— О чём ты? — Я свела брови. — Мы ничего такого не сделали.
— Ничего не сделали? — Он приподнял бровь. — Сначала ты прибежала сюда истекая кровавой пеной. Затем ты взорвала завод. А потом разнесла на куски одного из самых грозных жнецов во всем Хуффе! И вот сегодня мы укрепляли это место. Это, вероятно, для них, как-будто мы захватываем этот город.
— Это просто смешно! — я фыркнула. — Четыре пони не могут захватить город.
Он не смеялся.
— Блекджек, один из нас мог бы это сделать, если бы захотел. Ты видела Рампейдж сегодня? Она перетаскивала камни с силой десяти пони. Черт возьми, с таким раскладом вещей, Даже Глори в одиночку могла бы захватить город, если бы могла летать. И с тобой вместе… Блекджек, я думаю, лучше уйти сейчас.
Я угрюмо вздохнула. Какой смысл спасать это место, если кто угодно может прийти и захватить его? Я хочу чтобы Флэнк был в безопасности. — Только когда я буду уверена, что всё будет хорошо, то мы сможем уйти. Может быть, даже завтра, если нам повезет.
«Или послезавтра. Зачем такая спешка?»
— Нуу… если таков твой план план, — сказал он со вздохом. — Тем не менее, если мы собираемся пойти, мы должны поторопиться. Я предпочел бы исследовать развалины при дневном свете, а не ночью.
— Да, и мне нужно доставить туда кое-какую почту, — сказала я, показывая оставшиеся письма.
Он выглядел немного заинтересованным. — Ты знаешь, вероятно, можно просто оставить их у Каприз, и пусть она с ними разбирается.
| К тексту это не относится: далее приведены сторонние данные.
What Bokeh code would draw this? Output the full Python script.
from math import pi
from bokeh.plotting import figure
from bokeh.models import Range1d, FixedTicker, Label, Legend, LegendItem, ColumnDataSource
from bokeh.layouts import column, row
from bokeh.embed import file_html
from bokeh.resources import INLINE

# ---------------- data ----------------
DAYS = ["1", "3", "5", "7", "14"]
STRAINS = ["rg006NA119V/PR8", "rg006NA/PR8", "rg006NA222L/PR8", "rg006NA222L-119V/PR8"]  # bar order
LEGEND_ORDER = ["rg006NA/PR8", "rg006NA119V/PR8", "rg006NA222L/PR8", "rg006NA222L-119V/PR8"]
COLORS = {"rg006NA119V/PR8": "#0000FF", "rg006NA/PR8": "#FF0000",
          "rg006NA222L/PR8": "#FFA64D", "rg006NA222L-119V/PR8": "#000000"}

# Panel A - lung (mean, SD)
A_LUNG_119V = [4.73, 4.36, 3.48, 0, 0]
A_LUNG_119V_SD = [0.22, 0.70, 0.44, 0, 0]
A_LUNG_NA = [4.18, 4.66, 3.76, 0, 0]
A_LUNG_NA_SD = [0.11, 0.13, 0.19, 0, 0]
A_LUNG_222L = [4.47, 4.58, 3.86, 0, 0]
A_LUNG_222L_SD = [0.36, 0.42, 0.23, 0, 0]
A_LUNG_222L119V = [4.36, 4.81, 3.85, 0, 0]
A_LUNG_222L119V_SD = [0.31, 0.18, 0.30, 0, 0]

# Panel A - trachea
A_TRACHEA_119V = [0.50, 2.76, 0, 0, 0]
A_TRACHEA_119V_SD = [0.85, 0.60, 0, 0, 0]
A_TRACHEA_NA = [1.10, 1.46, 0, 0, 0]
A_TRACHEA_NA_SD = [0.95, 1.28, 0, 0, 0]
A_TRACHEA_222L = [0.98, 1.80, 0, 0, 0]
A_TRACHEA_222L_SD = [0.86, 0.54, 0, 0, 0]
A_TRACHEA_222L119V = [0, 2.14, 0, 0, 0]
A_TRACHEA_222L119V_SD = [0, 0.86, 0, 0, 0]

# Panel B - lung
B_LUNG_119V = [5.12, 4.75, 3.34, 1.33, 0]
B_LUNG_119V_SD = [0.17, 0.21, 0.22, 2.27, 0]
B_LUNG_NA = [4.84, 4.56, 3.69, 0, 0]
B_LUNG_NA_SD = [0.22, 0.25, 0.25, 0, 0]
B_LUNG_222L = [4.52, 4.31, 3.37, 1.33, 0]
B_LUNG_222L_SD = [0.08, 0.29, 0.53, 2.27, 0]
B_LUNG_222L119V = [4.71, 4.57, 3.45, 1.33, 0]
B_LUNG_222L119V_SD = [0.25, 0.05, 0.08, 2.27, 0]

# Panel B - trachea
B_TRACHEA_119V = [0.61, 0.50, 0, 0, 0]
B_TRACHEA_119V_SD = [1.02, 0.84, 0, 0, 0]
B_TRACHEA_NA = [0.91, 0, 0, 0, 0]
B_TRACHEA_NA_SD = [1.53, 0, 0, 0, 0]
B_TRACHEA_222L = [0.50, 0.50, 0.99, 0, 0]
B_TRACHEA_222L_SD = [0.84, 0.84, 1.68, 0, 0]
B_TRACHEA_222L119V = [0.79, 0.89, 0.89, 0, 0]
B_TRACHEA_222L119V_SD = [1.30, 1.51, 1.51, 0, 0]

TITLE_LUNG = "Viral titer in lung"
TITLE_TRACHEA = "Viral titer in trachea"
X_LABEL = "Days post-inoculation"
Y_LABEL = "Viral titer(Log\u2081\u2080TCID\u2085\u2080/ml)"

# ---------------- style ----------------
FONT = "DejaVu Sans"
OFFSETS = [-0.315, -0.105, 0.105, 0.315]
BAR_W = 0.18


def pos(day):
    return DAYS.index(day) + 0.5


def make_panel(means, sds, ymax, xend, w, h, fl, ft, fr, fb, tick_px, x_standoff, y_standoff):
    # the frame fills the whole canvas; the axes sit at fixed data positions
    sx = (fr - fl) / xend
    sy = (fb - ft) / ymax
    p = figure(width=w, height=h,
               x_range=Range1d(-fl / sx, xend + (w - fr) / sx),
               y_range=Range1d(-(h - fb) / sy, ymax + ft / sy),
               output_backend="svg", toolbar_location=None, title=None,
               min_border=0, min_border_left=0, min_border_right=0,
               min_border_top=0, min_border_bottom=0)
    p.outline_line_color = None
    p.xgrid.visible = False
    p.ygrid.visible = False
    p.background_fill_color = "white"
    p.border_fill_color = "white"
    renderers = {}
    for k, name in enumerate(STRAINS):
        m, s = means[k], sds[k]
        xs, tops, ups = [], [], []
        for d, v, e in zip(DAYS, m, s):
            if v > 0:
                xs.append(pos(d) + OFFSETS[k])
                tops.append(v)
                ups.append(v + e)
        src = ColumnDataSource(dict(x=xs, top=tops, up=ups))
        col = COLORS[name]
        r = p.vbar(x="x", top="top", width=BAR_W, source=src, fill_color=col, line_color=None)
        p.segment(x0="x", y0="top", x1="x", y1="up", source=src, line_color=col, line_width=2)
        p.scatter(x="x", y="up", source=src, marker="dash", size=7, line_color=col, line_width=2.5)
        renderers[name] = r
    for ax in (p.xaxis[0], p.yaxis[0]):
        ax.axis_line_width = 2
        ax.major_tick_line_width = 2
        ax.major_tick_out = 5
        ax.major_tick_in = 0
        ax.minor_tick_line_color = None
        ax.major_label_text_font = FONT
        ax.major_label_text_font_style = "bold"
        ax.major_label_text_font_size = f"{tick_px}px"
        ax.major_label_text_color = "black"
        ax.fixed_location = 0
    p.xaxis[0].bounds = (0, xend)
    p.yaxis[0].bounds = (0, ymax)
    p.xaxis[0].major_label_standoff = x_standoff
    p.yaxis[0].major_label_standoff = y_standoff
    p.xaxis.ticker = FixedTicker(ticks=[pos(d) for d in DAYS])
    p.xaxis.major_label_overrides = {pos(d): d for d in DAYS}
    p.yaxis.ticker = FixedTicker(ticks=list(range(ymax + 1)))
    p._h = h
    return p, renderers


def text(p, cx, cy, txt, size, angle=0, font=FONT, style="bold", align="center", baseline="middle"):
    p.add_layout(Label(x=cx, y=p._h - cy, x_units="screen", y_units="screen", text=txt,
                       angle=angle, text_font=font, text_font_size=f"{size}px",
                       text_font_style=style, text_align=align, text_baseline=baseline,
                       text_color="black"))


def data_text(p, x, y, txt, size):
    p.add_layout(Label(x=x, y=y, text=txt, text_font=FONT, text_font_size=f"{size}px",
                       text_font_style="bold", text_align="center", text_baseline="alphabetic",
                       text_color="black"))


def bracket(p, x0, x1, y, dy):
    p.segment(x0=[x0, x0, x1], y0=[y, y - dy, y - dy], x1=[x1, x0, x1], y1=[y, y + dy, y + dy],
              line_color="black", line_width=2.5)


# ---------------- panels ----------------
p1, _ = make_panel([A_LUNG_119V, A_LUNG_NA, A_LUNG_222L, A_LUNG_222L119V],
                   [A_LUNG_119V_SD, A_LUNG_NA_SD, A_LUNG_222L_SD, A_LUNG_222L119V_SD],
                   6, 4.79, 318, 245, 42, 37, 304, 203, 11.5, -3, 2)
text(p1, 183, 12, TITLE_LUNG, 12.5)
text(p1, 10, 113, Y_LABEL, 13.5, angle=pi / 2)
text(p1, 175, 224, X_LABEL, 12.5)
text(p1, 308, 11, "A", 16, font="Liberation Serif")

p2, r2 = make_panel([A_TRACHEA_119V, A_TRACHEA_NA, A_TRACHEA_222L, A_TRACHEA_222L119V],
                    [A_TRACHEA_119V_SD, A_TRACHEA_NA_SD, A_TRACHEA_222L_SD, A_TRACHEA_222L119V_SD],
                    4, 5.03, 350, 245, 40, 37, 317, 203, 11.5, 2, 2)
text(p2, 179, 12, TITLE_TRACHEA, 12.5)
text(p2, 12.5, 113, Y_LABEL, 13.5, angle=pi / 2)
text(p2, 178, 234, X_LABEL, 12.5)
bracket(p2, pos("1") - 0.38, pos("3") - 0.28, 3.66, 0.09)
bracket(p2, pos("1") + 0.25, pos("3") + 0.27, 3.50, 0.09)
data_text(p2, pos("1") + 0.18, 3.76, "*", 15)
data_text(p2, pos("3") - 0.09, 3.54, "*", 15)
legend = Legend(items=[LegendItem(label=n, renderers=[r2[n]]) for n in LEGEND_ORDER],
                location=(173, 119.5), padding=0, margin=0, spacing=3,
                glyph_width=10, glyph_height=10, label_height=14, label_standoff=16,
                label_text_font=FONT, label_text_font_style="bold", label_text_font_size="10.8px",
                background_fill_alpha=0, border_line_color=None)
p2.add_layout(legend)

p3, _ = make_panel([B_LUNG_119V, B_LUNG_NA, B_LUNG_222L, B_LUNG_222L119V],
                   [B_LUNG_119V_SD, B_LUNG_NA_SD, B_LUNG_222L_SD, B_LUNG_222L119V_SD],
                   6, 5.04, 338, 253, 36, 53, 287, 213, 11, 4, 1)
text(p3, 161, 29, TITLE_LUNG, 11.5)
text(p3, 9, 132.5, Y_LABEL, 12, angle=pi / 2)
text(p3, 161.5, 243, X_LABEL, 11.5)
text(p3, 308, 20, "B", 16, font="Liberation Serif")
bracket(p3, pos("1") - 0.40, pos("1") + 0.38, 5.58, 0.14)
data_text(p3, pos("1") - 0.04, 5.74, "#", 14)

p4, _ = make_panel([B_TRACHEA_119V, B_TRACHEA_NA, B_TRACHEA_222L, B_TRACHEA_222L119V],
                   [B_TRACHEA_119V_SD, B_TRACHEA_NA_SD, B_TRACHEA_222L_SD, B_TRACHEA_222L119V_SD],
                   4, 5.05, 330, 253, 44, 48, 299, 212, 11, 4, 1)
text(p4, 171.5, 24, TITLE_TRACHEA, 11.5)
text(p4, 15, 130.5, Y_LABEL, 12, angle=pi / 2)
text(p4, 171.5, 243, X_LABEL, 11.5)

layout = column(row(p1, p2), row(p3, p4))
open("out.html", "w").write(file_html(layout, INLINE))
— Скажи это этой штуковине! — Я фыркнула, размахивая ПипБаком у него перед носом. Он только улыбнулся, закатил глаза и покачав головой, вышел. Вздохнув, я вернулась в открытый кабинет, глядя на картину серой пони с таким самообладанием и уверенность в себе. Как грустно за нее, встретившую свой конец в полном одиночестве. Я потянула и отпустила каждую струну копытом, улыбаясь и чистому звучанию перед тем как закрыть двери.
Выстрел из винтовки Тауруса разорвал внутренности охранного робота, бездумно патрулировавшего окрестности розничного магазина «Робронко». Наличие оптического прицела делало стрельбу из этой винтовки намного более эффективной по сравнению с лёгким штурмовым карабином, а охотничьи патроны крупного калибра с лёгкостью пробивали броню. Такая тактика требовала немного большего напряжения, чем моя обычная «бежим и стреляем», но, определённо, была куда безопаснее.
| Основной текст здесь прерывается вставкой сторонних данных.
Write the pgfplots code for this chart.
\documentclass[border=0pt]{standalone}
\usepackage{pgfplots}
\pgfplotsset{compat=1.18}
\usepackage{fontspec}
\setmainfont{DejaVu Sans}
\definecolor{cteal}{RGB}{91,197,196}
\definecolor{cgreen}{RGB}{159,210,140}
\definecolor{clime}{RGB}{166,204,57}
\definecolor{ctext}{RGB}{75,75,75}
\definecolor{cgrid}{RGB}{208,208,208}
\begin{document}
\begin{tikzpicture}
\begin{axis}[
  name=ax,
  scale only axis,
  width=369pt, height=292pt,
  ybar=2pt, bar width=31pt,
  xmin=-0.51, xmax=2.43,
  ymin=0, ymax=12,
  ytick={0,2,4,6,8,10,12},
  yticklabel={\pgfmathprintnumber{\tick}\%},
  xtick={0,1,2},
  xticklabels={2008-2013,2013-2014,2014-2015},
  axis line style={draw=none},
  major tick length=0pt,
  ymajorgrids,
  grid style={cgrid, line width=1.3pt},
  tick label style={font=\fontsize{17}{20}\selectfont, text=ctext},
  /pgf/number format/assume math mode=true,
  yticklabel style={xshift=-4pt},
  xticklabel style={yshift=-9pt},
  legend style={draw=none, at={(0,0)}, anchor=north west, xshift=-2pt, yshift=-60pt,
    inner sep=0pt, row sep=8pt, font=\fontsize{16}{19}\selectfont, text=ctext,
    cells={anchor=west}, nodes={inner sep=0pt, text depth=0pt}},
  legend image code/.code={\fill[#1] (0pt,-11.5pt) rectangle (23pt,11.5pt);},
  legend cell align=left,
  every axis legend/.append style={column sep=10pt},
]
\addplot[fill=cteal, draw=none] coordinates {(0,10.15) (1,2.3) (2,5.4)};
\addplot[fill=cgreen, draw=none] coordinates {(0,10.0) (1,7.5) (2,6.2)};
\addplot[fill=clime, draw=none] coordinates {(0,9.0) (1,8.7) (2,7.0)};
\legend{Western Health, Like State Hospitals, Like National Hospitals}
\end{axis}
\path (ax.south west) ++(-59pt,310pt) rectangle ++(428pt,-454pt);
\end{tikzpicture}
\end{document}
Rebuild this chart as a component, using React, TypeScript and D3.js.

— Знаешь, я могла бы просто забежать туда и растоптать их всех в металлолом, — заявила Рампейдж скучающим тоном, выводя копытом в грязи рисунок маленькой кобылки.
— А заодно ты растоптала бы вместе с ними и талисманы, — заметила Глори. — Именно поэтому и я не использую энергетическое оружие.
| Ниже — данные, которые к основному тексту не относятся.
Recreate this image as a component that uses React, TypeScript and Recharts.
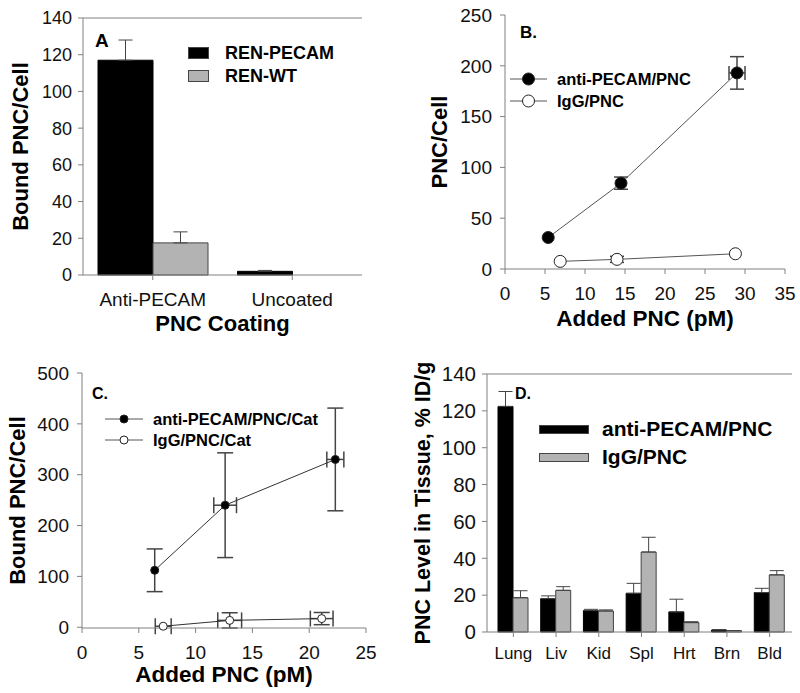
import React from "react";
import {
  BarChart,
  Bar,
  ScatterChart,
  Scatter,
  XAxis,
  YAxis,
  ErrorBar,
  ReferenceLine,
} from "recharts";

const FONT = '"Liberation Sans", Arial, Helvetica, sans-serif';
const AXIS = "#808080";
const ERR = "#444";
const GRAY = "#b3b3b3";
const TXT = "#111";

// --- A: binding to REN cells by coating
const coatings = ["Anti-PECAM", "Uncoated"];
const renPecam = [117, 2];
const renPecamErr = [11, 0.5];
const renWt = [17.5, 0];
const renWtErr = [6, 0];
const ticksA = [0, 20, 40, 60, 80, 100, 120, 140];

// --- B: dose curve
const bAntiX = [5.4, 14.5, 29.0];
const bAntiY = [31, 84.5, 193];
const bAntiXErr = [0, 0, 1];
const bAntiYErr = [0, 6, 16];
const bIgGX = [6.9, 14.0, 28.8];
const bIgGY = [7.5, 9.5, 15];
const bIgGXErr = [0, 0, 0];
const bIgGYErr = [0, 3, 0];
const ticksBx = [0, 5, 10, 15, 20, 25, 30, 35];
const ticksBy = [0, 50, 100, 150, 200, 250];

// --- C: dose curve, catalase loaded
const cAntiX = [6.4, 12.6, 22.3];
const cAntiY = [112, 240, 330];
const cAntiXErr = [0, 1.0, 0.75];
const cAntiYErr = [42, 103, 101];
const cIgGX = [7.15, 13.0, 21.1];
const cIgGY = [2, 13.5, 17];
const cIgGXErr = [0.7, 1.05, 1.0];
const cIgGYErr = [0, 15, 12];
const ticksCx = [0, 5, 10, 15, 20, 25];
const ticksCy = [0, 100, 200, 300, 400, 500];

// --- D: tissue distribution
const tissues = ["Lung", "Liv", "Kid", "Spl", "Hrt", "Brn", "Bld"];
const antiD = [122.4, 18.1, 11.6, 21, 10.9, 1.1, 21.4];
const antiDErr = [8.1, 1.5, 0.7, 5.4, 6.9, 0.2, 2.3];
const igD = [18.6, 22.6, 11.4, 43.4, 5.1, 0.7, 31];
const igDErr = [3.8, 2, 0.6, 8, 0.5, 0.1, 2.3];

// upper-only error bar, 0 = none
const up = (e: number) => (e ? [0, e] : 0);

const dataA = coatings.map((c, i) => ({
  name: c,
  pecam: renPecam[i],
  pecamErr: up(renPecamErr[i]),
  wt: renWt[i],
  wtErr: up(renWtErr[i]),
}));

const dataD = tissues.map((t, i) => ({
  name: t,
  anti: antiD[i],
  antiErr: up(antiDErr[i]),
  igg: igD[i],
  iggErr: up(igDErr[i]),
}));

const pts = (xs: number[], ys: number[], ex: number[], ey: number[]) =>
  xs.map((x, i) => ({ x, y: ys[i], ex: ex[i], ey: ey[i] }));

const dot = (r: number, filled: boolean) => (p: any) =>
  (
    <circle
      cx={p.cx}
      cy={p.cy}
      r={r}
      fill={filled ? "#000" : "#fff"}
      stroke="#222"
      strokeWidth={1}
    />
  );

function yLabel(value: string, offset: number, size: number) {
  return {
    value,
    angle: -90,
    position: "insideLeft" as const,
    offset,
    style: { textAnchor: "middle", fontSize: size, fontWeight: 700, fill: "#000" },
  };
}

function xLabel(value: string, offset: number, size: number) {
  return {
    value,
    position: "insideBottom" as const,
    offset,
    style: { textAnchor: "middle", fontSize: size, fontWeight: 700, fill: "#000" },
  };
}

function RectSwatch({ w, h, fill }: { w: number; h: number; fill: string }) {
  return (
    <svg width={w} height={h} style={{ display: "block" }}>
      <rect x={0.5} y={0.5} width={w - 1} height={h - 1} fill={fill} stroke="#444" />
    </svg>
  );
}

function LineSwatch({ w, r, filled }: { w: number; r: number; filled: boolean }) {
  const h = r * 2 + 2;
  return (
    <svg width={w} height={h} style={{ display: "block" }}>
      <line x1={0} y1={h / 2} x2={w} y2={h / 2} stroke="#555" />
      <circle cx={w / 2} cy={h / 2} r={r} fill={filled ? "#000" : "#fff"} stroke="#222" />
    </svg>
  );
}

function Row({
  left,
  cy,
  gap,
  size,
  swatch,
  label,
}: {
  left: number;
  cy: number;
  gap: number;
  size: number;
  swatch: React.ReactNode;
  label: string;
}) {
  return (
    <div
      style={{
        position: "absolute",
        left,
        top: cy - 15,
        height: 30,
        display: "flex",
        alignItems: "center",
        gap,
        fontSize: size,
        fontWeight: 700,
        color: "#000",
        whiteSpace: "nowrap",
      }}
    >
      {swatch}
      <span>{label}</span>
    </div>
  );
}

function Tag({ left, top, size, text }: { left: number; top: number; size: number; text: string }) {
  return (
    <div
      style={{
        position: "absolute",
        left,
        top,
        fontSize: size,
        fontWeight: 700,
        lineHeight: 1,
        color: "#000",
      }}
    >
      {text}
    </div>
  );
}

const axisProps = {
  stroke: AXIS,
  tickLine: { stroke: AXIS },
  tickSize: 5,
};

export default function App() {
  return (
    <div
      style={{
        position: "absolute",
        left: 0,
        top: 0,
        width: 800,
        height: 693,
        background: "#fff",
        fontFamily: FONT,
        overflow: "hidden",
      }}
    >
      {/* A */}
      <div style={{ position: "absolute", left: 0, top: 0 }}>
        <BarChart
          width={400}
          height={340}
          data={dataA}
          margin={{ top: 18, right: 38, left: 0, bottom: 5 }}
          barCategoryGap={15}
          barGap={0}
        >
          <XAxis
            dataKey="name"
            {...axisProps}
            tickMargin={13}
            height={60}
            tick={{ fontSize: 19, fill: TXT }}
            label={xLabel("PNC Coating", 4, 22)}
          />
          <YAxis
            domain={[0, 140]}
            ticks={ticksA}
            {...axisProps}
            tickMargin={6}
            width={83}
            tick={{ fontSize: 18, fill: TXT }}
            label={yLabel("Bound PNC/Cell", 20, 22)}
          />
          <YAxis yAxisId="r" orientation="right" domain={[0, 140]} width={0} stroke={AXIS} tick={false} tickLine={false} />
          <ReferenceLine y={140} stroke={AXIS} />
          <Bar dataKey="pecam" fill="#000" stroke="#000" isAnimationActive={false}>
            <ErrorBar dataKey="pecamErr" width={7} stroke={ERR} strokeWidth={1} />
          </Bar>
          <Bar dataKey="wt" fill={GRAY} stroke="#444" isAnimationActive={false}>
            <ErrorBar dataKey="wtErr" width={7} stroke={ERR} strokeWidth={1} />
          </Bar>
        </BarChart>
      </div>
      <Tag left={95} top={31} size={19} text="A" />
      <Row left={188} cy={53} gap={16} size={18} swatch={<RectSwatch w={21} h={12} fill="#000" />} label="REN-PECAM" />
      <Row left={188} cy={76} gap={16} size={18} swatch={<RectSwatch w={21} h={12} fill={GRAY} />} label="REN-WT" />

      {/* B */}
      <div style={{ position: "absolute", left: 400, top: 0 }}>
        <ScatterChart width={400} height={340} margin={{ top: 15, right: 15, left: 0, bottom: 5 }}>
          <XAxis
            type="number"
            dataKey="x"
            domain={[0, 35]}
            ticks={ticksBx}
            {...axisProps}
            tickMargin={13}
            height={66}
            tick={{ fontSize: 19, fill: TXT }}
            label={xLabel("Added PNC (pM)", 9, 22.5)}
          />
          <YAxis
            type="number"
            dataKey="y"
            domain={[0, 250]}
            ticks={ticksBy}
            {...axisProps}
            tickMargin={8}
            width={105}
            tick={{ fontSize: 19, fill: TXT }}
            label={yLabel("PNC/Cell", 39, 22)}
          />
          <Scatter
            data={pts(bIgGX, bIgGY, bIgGXErr, bIgGYErr)}
            line={{ stroke: "#555", strokeWidth: 1 }}
            shape={dot(6, false)}
            isAnimationActive={false}
          >
            <ErrorBar dataKey="ey" direction="y" width={7} stroke={ERR} />
            <ErrorBar dataKey="ex" direction="x" width={7} stroke={ERR} />
          </Scatter>
          <Scatter
            data={pts(bAntiX, bAntiY, bAntiXErr, bAntiYErr)}
            line={{ stroke: "#555", strokeWidth: 1 }}
            shape={dot(6, true)}
            isAnimationActive={false}
          >
            <ErrorBar dataKey="ey" direction="y" width={7} stroke={ERR} />
            <ErrorBar dataKey="ex" direction="x" width={7} stroke={ERR} />
          </Scatter>
        </ScatterChart>
      </div>
      <Tag left={520} top={24} size={17} text="B." />
      <Row left={510} cy={79} gap={10} size={16.5} swatch={<LineSwatch w={37} r={6} filled />} label="anti-PECAM/PNC" />
      <Row left={510} cy={101} gap={10} size={16.5} swatch={<LineSwatch w={37} r={6} filled={false} />} label="IgG/PNC" />

      {/* C */}
      <div style={{ position: "absolute", left: 0, top: 340 }}>
        <ScatterChart width={400} height={353} margin={{ top: 33, right: 34, left: 0, bottom: 5 }}>
          <XAxis
            type="number"
            dataKey="x"
            domain={[0, 25]}
            ticks={ticksCx}
            {...axisProps}
            tickMargin={13}
            height={60}
            tick={{ fontSize: 19, fill: TXT }}
            label={xLabel("Added PNC (pM)", 6, 22.5)}
          />
          <YAxis
            type="number"
            dataKey="y"
            domain={[0, 500]}
            ticks={ticksCy}
            {...axisProps}
            tickMargin={8}
            width={82}
            tick={{ fontSize: 19, fill: TXT }}
            label={yLabel("Bound PNC/Cell", 17, 22)}
          />
          <Scatter
            data={pts(cIgGX, cIgGY, cIgGXErr, cIgGYErr)}
            line={{ stroke: "#333", strokeWidth: 1 }}
            shape={dot(4, false)}
            isAnimationActive={false}
          >
            <ErrorBar dataKey="ey" direction="y" width={8} stroke={ERR} />
            <ErrorBar dataKey="ex" direction="x" width={8} stroke={ERR} />
          </Scatter>
          <Scatter
            data={pts(cAntiX, cAntiY, cAntiXErr, cAntiYErr)}
            line={{ stroke: "#333", strokeWidth: 1 }}
            shape={dot(4, true)}
            isAnimationActive={false}
          >
            <ErrorBar dataKey="ey" direction="y" width={8} stroke={ERR} />
            <ErrorBar dataKey="ex" direction="x" width={8} stroke={ERR} />
          </Scatter>
        </ScatterChart>
      </div>
      <Tag left={92} top={386} size={16} text="C." />
      <Row left={105} cy={419} gap={10} size={16.5} swatch={<LineSwatch w={38} r={4} filled />} label="anti-PECAM/PNC/Cat" />
      <Row left={105} cy={440} gap={10} size={16.5} swatch={<LineSwatch w={38} r={4} filled={false} />} label="IgG/PNC/Cat" />

      {/* D */}
      <div style={{ position: "absolute", left: 400, top: 340 }}>
        <BarChart
          width={400}
          height={353}
          data={dataD}
          margin={{ top: 34, right: 8, left: 0, bottom: 5 }}
          barCategoryGap={6}
          barGap={0}
        >
          <XAxis
            dataKey="name"
            {...axisProps}
            tickMargin={10}
            height={56}
            padding={{ left: 5, right: 1 }}
            tick={{ fontSize: 17, fill: TXT }}
          />
          <YAxis
            domain={[0, 140]}
            ticks={ticksA}
            {...axisProps}
            tickMargin={6}
            width={87}
            tick={{ fontSize: 20.5, fill: TXT }}
            label={yLabel("PNC Level in Tissue, % ID/g", 22, 21.5)}
          />
          <YAxis yAxisId="r" orientation="right" domain={[0, 140]} width={0} stroke={AXIS} tick={false} tickLine={false} />
          <ReferenceLine y={140} stroke={AXIS} />
          <Bar dataKey="anti" fill="#000" stroke="#000" isAnimationActive={false}>
            <ErrorBar dataKey="antiErr" width={7} stroke={ERR} strokeWidth={1} />
          </Bar>
          <Bar dataKey="igg" fill={GRAY} stroke="#444" isAnimationActive={false}>
            <ErrorBar dataKey="iggErr" width={7} stroke={ERR} strokeWidth={1} />
          </Bar>
        </BarChart>
      </div>
      <Tag left={515} top={386} size={16} text="D." />
      <Row left={539} cy={429} gap={13} size={21} swatch={<RectSwatch w={50} h={9} fill="#000" />} label="anti-PECAM/PNC" />
      <Row left={539} cy={457} gap={13} size={21} swatch={<RectSwatch w={50} h={9} fill={GRAY} />} label="IgG/PNC" />
    </div>
  );
}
«Ну да, а ещё потому, что твоя АЛВ до сих пор неисправна, и в моём арсенале сейчас самое дальнобойное оружие.»
— Иии… — Я смазала последний выстрел. У меня чуть сбился прицел, и голова робота разлетелась на мелкие куски.
— А-а-ай, конские яблоки, — пробормотала я, посмотрев на пегаску. — Извини.
— Ничего. Наверняка внутри мы найдём ещё много таких. И помните — по возможности не трогаем головы. Талисманы обычно довольно хрупкие, — напомнила она нам всем. — Если только не сделаны из алмазов. Но всё же будем осторожнее. — С этими словами она поскакала вперёд, чтобы исследовать обломки робота.
— Она всё также не летает? — тихо спросил П-21.
Я лишь покачала головой:
— И я не знаю почему… — Могло ли удаление метки как-то повредить её способность летать? Или это психологическое? А может и ещё что-то? — Уф-ф, плохо быть тупой. Я ведь даже не знаю, как пегасы вообще летают.
— Это ма-а-агия, — с издёвкой протянула Рампейдж, проскакав мимо нас в направлении магазина.
— Ну разумеется, — улыбнувшись, пробормотал П-21, закатывая глаза, и захромал вслед за ней, пока я собирала стреляные гильзы. Со вздохом я посмотрела на его ногу. Скальпель могла бы вылечить её за день или два, но повреждение было серьёзным, и, чтобы исправить его, могла потребоваться матрица восстановления здоровья в полном объёме, по сути, медицинское мегазаклинание. Он по-прежнему обречён носить эту проклятую шину на ноге. Я мысленно пожелала, чтобы Пустошь была чуть более справедлива к нему. Сломала ногу мне, лишь бы он мог ходить. Но Пустошь глуха к мольбам. Поэтому он продолжал хромать, а я — мучиться чувством вины.